HIGH COURT OF NAMIBIA MAIN DIVISION, WINDHOEK


JUDGMENT


Case no: I 2352/2012


In the matter between:


ALOISIUS NEPOLO

T/A DOUBLE POWER TECHNICAL SERVICES PLAINTIFF


And


BURGERS EQUIPMENT AND SPARES OKAHANDJA CC DEFENDANT



Neutral citation: Nepolo v Burgers Equipment and Spares Okahandja CC (I 2352/2012) [2015] NAHCMD 53 (12 March 2015)


Coram: PARKER AJ

Heard: 21 – 25 July 2014; 17 September 2014; 26 – 27 January 2015; 12 February 2015

Delivered: 12 March 2015


Flynote: Contract – Breach of contract – Misrepresentation – Plaintiff entered into contract of sale of backhoe loader – Defendant represented that the made-in-China loader was brand-new and of high quality and durable – Court held that a statement as to the quality and condition of goods sold in a contract of sale by a seller who is a dealer in the goods should be held to be a term of the contract and he or she warrants that the goods shall be merchantable – Defendant had repaired the loader and made modifications to certain parts of the loader in defendant’s workplace in order to cure serious overheating of engine of loader before delivering loader to plaintiff – Court found that loader had latent defect and was unmerchantable – Court concluded that there had been misrepresentation of aspects which go to the root of the contract and the loader was unmerchantable – Court found that the plaintiff was entitled to cancel the contract and sue for restitution.

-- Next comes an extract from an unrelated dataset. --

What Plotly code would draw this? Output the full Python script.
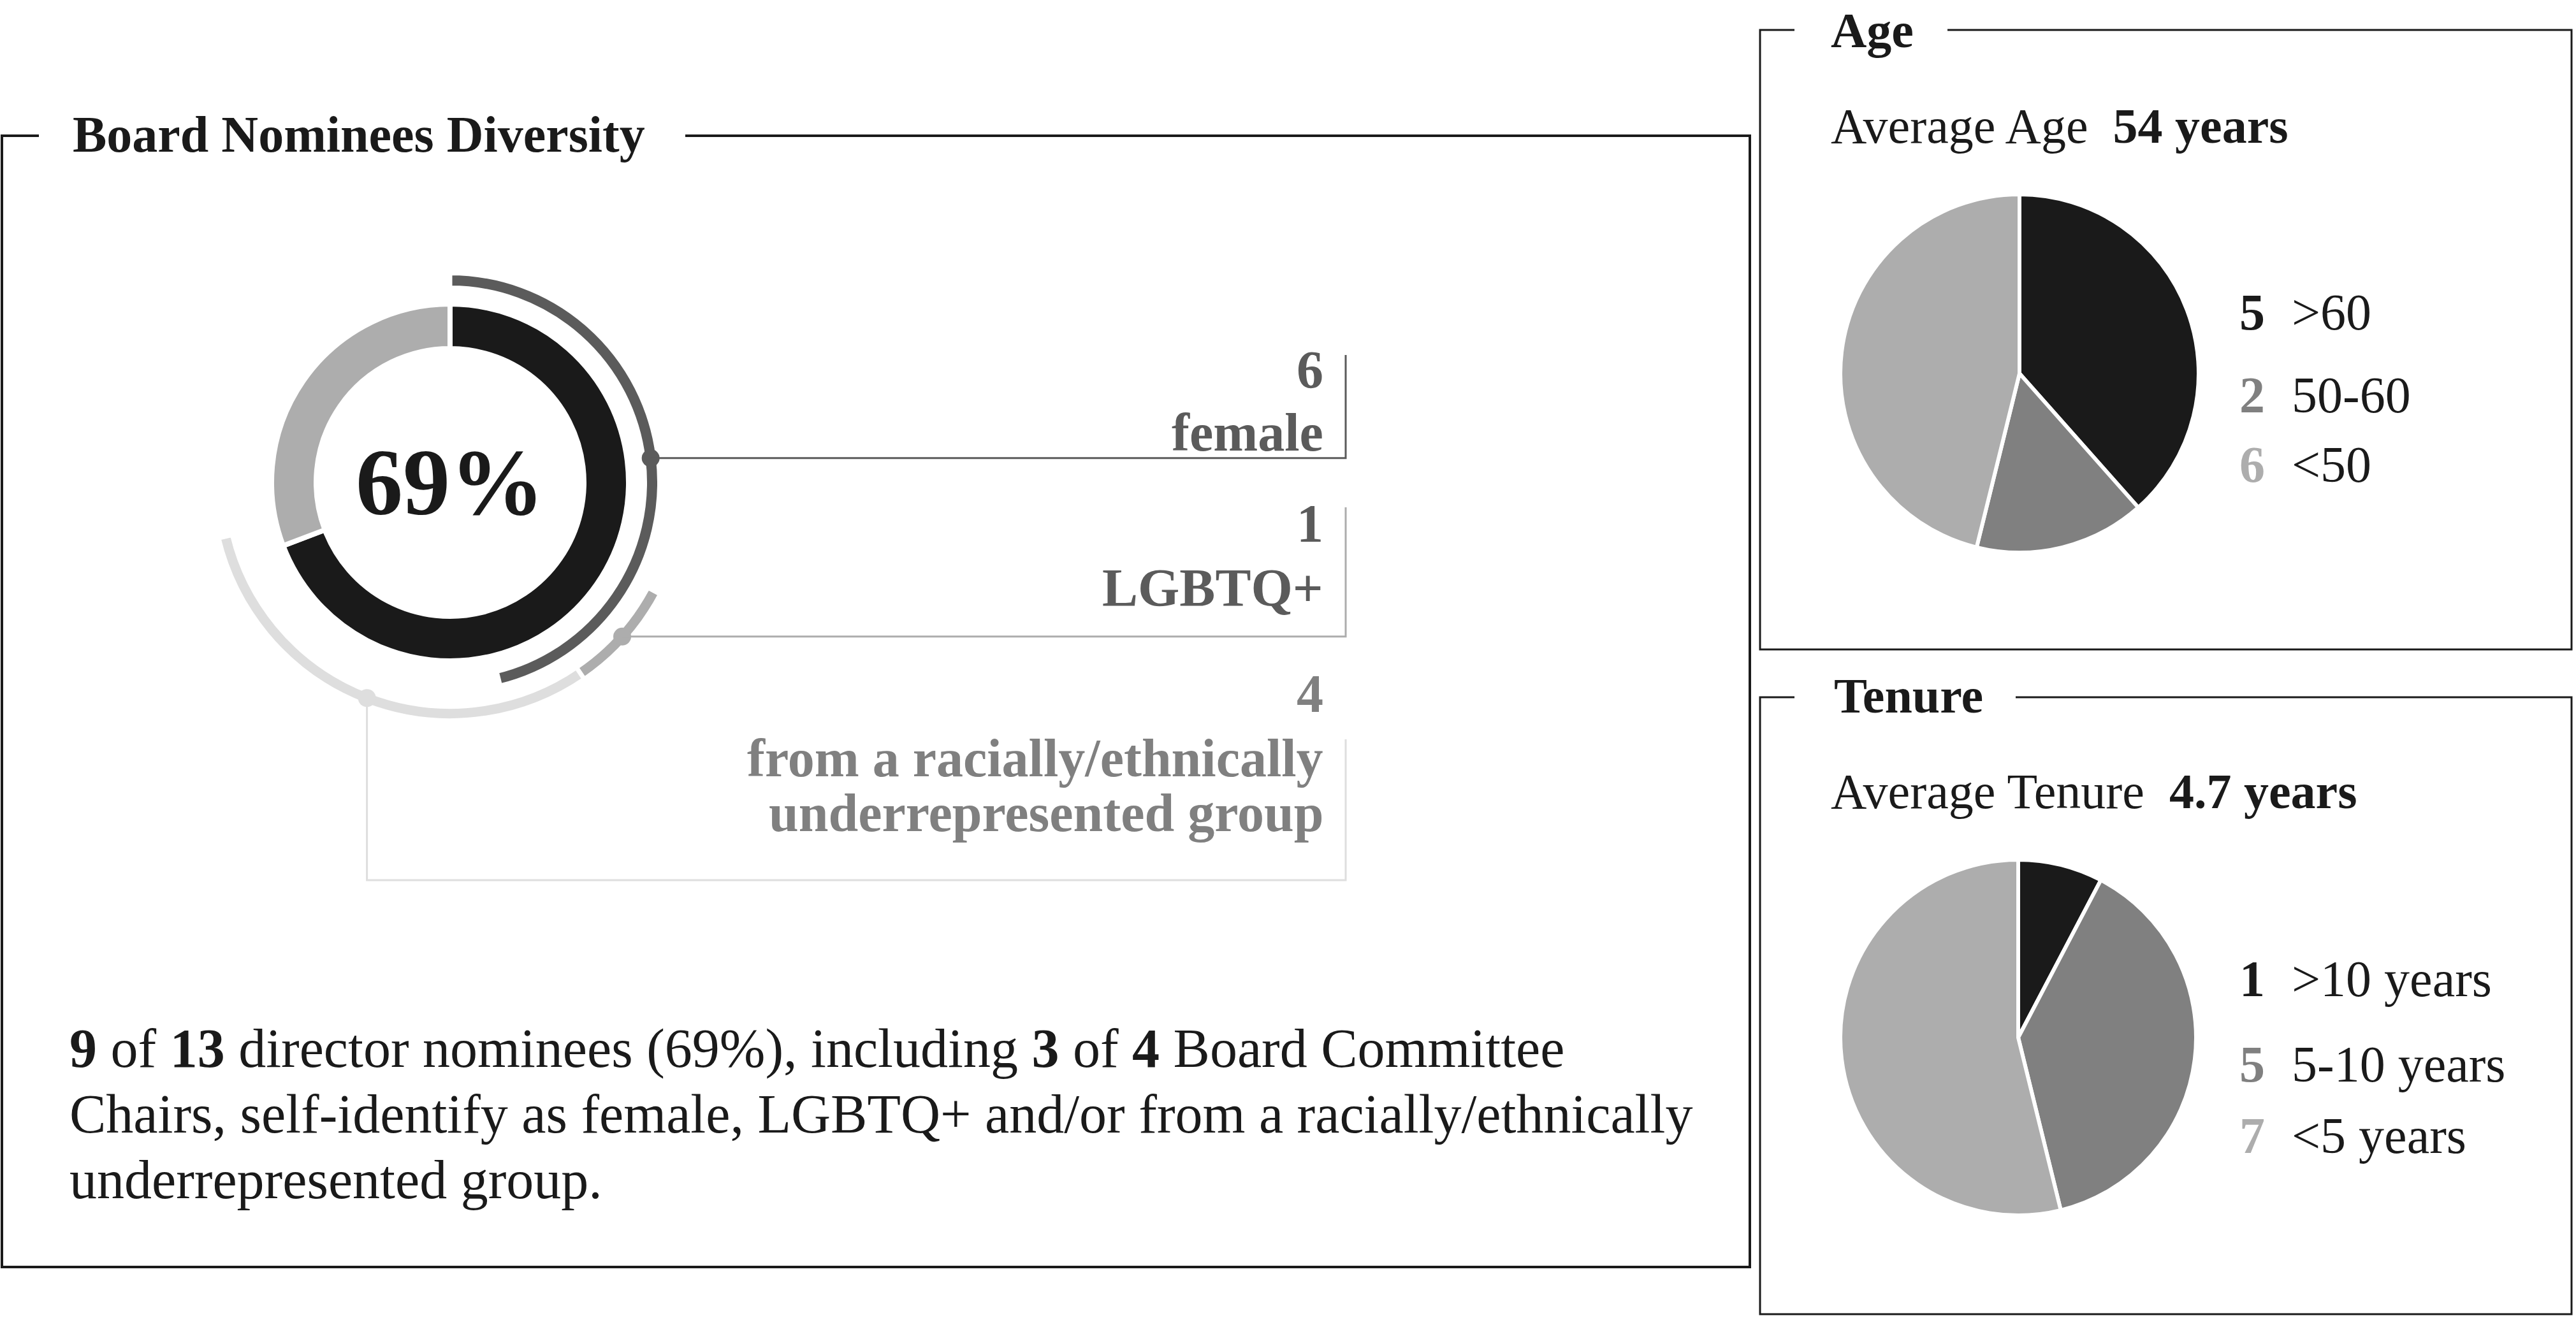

Summary: Contract – Breach of contract – Misrepresentation – Plaintiff entered into contract of sale of backhoe loader – Defendant represented that the made-in-China loader was brand new and of high quality and durable – The loader was fit to be operated for some five months only when it had clocked about 1500 operational hours due to persistent and continual overheating of the engine – Court found that no amount of cleaning of the radiator of the loader by the plaintiff and no amount of repairs and replacement of parts and reconditioning of the engine of the loader by the defendant would ex post facto make the loader fit for the purpose or purposes for which a loader of its kind is commonly bought – Court found that the loader had latent defect and was unmerchantable – Court found further that representations made to the plaintiff about the loader being brand new and of high quality and durable were misrepresentations that were material because they went to the root of the contract – Plaintiff was therefore entitled to cancel the contract and sue for restitution.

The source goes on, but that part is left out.